Date: 2003-06-01 02:52 am (UTC)
From: [identity profile] gurdonark.livejournal.com
I do okay with netiquette, but I also avoid any site in which I find the netiquette misplaced. I do like to use the internet to explore creative things, and I'm always surprised in the rare instances it doesn't work.

"without a bitch" would not be the way I would say things, but it amused me nonetheless :).

Thanks for your kind words!

Date: 2003-06-01 03:03 am (UTC)
From: [identity profile] nancyjane.livejournal.com
welcome ! btw. do you plan to publish a little book of your 100 poems.

Date: 2003-06-01 05:11 pm (UTC)
From: [identity profile] nacowafer.livejournal.com
After my recent spate of hurt feelings, I feel nervous about posting anything. And I refuse to go "friends-only" because I've "met" so many lovely people who just stumbled onto my journal (like you!).

Ugh. I can't believe it's hurt me this much. And made me so gun-shy. I'm not sure what to do.

Date: 2003-06-01 05:21 pm (UTC)
From: [identity profile] gurdonpoems.livejournal.com
Naco, I completely understand how you feel. All I can tell you is you write a beautiful journal, and I know lots of people on LJ who believe so.

I really believe that you should not be disheartened, because you do such a wonderful job here at LJ. It would be far too much to expect for everyone to attune themselves to the way that you write, because part of the fun with you is that you are your own unique voice.

I know just the feeling you have, because, as this post indicates, I've had an upsetting event or two. In your case,
the whole set-up from which your pain arises was, in my view,
unnecessary. I understand that everyone runs his/her journal in his/her own way, but I must confess I think that defriending would have been far better.

Now here is the part I've been pondering, and perhaps you've pondered it, too. The "set up" in the post in question clearly indicated that if you made the comment, you'd get something very blunt in return. It's a credit, perhaps, that the post in question itself essentially said as much. But your curiosity sent you in to comment where angels might have feared to tread.
The question is largely rhetorical, but from the moment I saw your comment, I wondered that you chose that course instead of one or two other options that came to my mind.

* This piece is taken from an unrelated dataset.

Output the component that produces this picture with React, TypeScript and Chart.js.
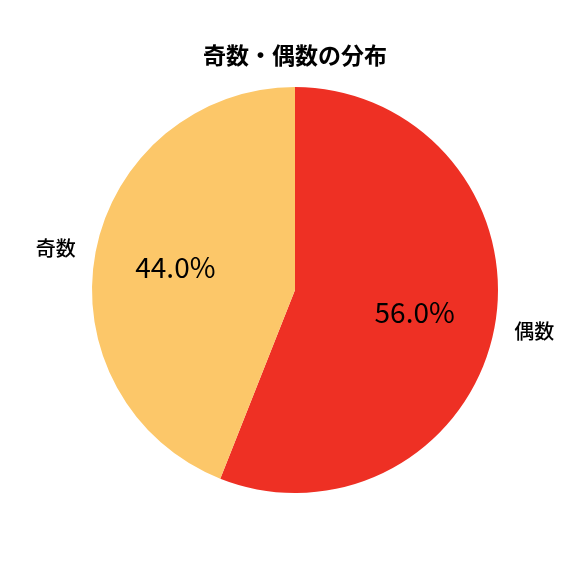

But I don't want to make you worry or feel badly, because I want very much for you to believe me when I tell you that your LJ posts are something I look forward to, even when that damned N. Drew persona launches into the more dramatic turns of her particular plot. I long ago assured myself that your high spirits sometimes lead you to write (and feel) in a certain way, and I wouldn't want you to feel blocked from this that you do so well. I'm eager to read short stories and more posts and to see this incredible beehive idea germinate and grow.

But I must confess to a selfishness here--I'd hate it if you didn't post freely, because I so enjoy reading your work.
Heavens, my main worry with your journal is that I comment so darn often that it's disconcerting. But I'll live with that worry.